Wight & Company’s vision for a new courthouse in Chicago’s suburbs has been recognized by the American Institute of Architects’ Academy of Architecture for Justice. The design for the Will County Courthouse is one of 15 recipients nationally of the 2018 Justice Facilities Review (JFR) awards program, and one of only four to receive a Citation, the highest honor. The annual JFR program recognizes “the best in justice facility design,” depicting “the latest trends in the design and construction of justice facilities in the United States.”

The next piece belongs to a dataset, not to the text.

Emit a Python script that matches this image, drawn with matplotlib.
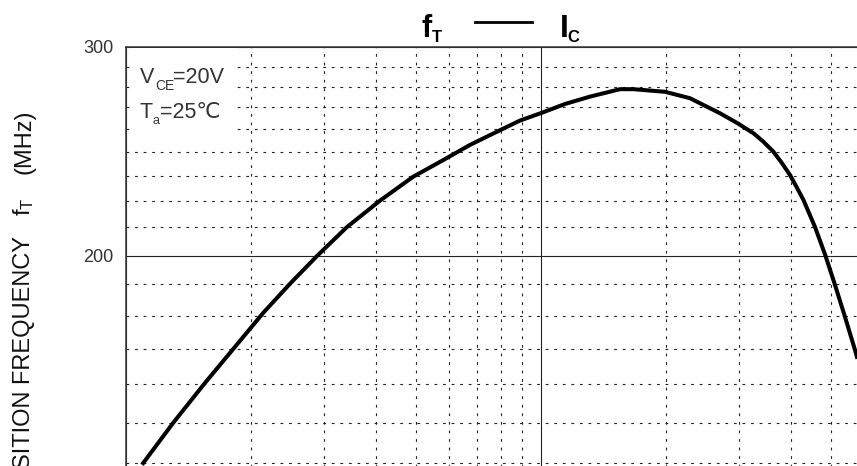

This pivotal project was completed in 2020 replacing an aged courthouse in Joliet with a 369,000-square-foot building that includes a 10-story tower. Kevin Havens, executive vice president and director of design at Wight & Company, describes his team’s design solution: “We are creating a contemporary and architecturally captivating building that will serve as a catalyst for Joliet’s downtown development, as well as a symbol of civic pride.” JFR jurors agreed, noting that the design “contributes well to the future revitalization of the downtown district, setting up a good model for how to grow the downtown.”
According to Havens, the new courthouse “conveys the notion of transparency in justice” through the generous use of glass in all public areas. The courthouse includes 38 modern courtrooms to address criminal, civil, and family matters. A light-filled public lobby on the ground level provides direct access to jury assembly, traffic court, and the Circuit Court Clerk public service area. Jurors cited the design as “a good model of a user-friendly courthouse experience.”
“Wight & Company brings a team of professionals who understand the needs of Will County,” said Jim Moustis, former Will County Board Speaker. “They designed a courthouse that was within our budget, will be safe and efficient for our employees and residents, and is now an award-winning building that our taxpayers can be proud of for generations to come.”
The winning projects were published in AIA’s Justice Facility Review and were honored at the AIA/AAJ Conference. HOK served as consulting architect for the court's design on the $215 million project. Gilbane Building Company served as the construction manager.